From her apartment near Central Park, Annaliese Sharkley heard the wind pick up and then the sound of the 48m tall crane snapping.
The former Aucklander, who has lived in New York since 1996, said about the same time two windows smashed in the building next door. "It scared me enough to barricade behind my mattress for the rest of the night as I live in a small studio apartment with a wall of windows."
Shannon Kaye, 96, who lives in the building next door to One57, said: "I never liked that building, looking down into my bedroom. I always had the feeling that something would come falling down from it."
See no evil
With the worst of the storm over, Kiwi Sarah Knowles is glad she doesn't have a television set so she wasn't able to watch the destruction.
"We haven't been able to watch the news reports - that was really scary. We are sort of in the dark ... it was good not seeing the images of cars floating down the street."

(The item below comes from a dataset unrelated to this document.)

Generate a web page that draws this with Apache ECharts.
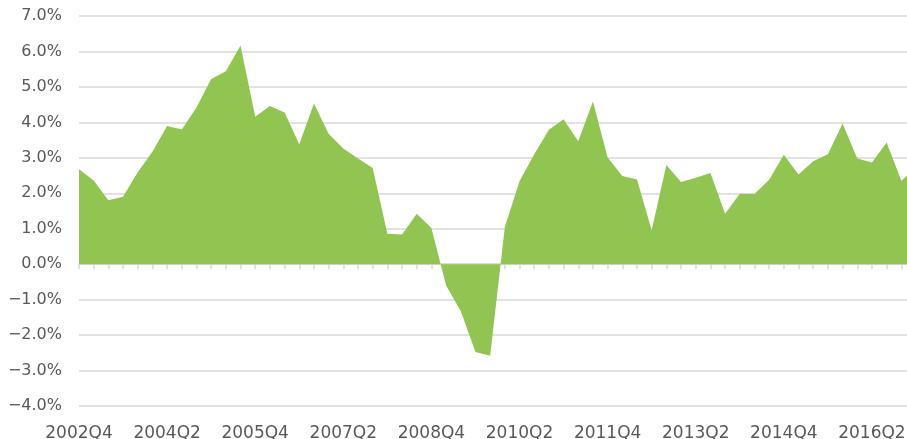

Miss Knowles, 23, holed up in her upper west side apartment with two other Kiwis, Thomas Walker and Anthony Walton.
"There's howling winds and rain, but there's not the floods which are happening four blocks from us."
Face off
Part of the facade of a four-storey building in the West Village collapsed yesterday, leaving rooms open to the elements but no one injured.
Firefighters on Twitter initially reported a "multi-dwelling building collapse", but pictures later revealed that the front wall of the top two floors of the building was missing.
The fire department later said no one had been hurt. "There are no injuries or people trapped at 92 8th Ave building collapse, which involved the facade of the structure," it said in a tweet. The building is between 14th and 15th Streets in Manhattan.
Just like NZ
Sitting in a glass conservatory in Upper Manhattan, Ryan Subritzky said American media were overplaying the storm. "It is raining with gusts of wind comparable to a typical wet winter's day in New Zealand," the 25-year-old said.
Originally from Auckland, the Kiwi was in Manhattan for business and the New York Marathon, which he said still seemed to be going ahead.
"Streets are like a ghost town," he said. "Of all the times I've been here I have never seen it so empty. Kind of post-apocalyptic looking.
"It's pretty bad in New Jersey, but it just seems like really bad weather here."
Don't panic
West Coast-Tasman Labour MP Damien O'Connor found himself trapped in New York as Sandy was about to hammer the coastline.
Before hunkering down at a friend's apartment, Mr O'Connor went for a run through the city.
"A lot of stuff was closed. The street I ran down, I just saw on TV, a crane collapsed," he told the Greymouth Star.
Mr O'Connor has been in Canada on parliamentary business and is now in Manhattan, where he was to attend a now-cancelled meeting with the New Zealand mission to the United Nations.
Before Sandy made landfall. Mr O'Connor said he was "not panicking yet but working on a plan to get out".
Marathon task
Frances Morton travelled from New Zealand to New York to run the city's marathon, due to be held this weekend. But the writer is now not so sure it'll still go ahead.
"There's banners up on the streets saying where the marathon route's going to be and they're all just coming down and flapping around.
"It's going to be quite a lot of work I think to get everything in order by Sunday," she told TVNZ.
Morton said at first she was a bit blase about the storm, but as friends sent her frantic texts and floods struck other parts of the city, the nervousness and anxiety picked up.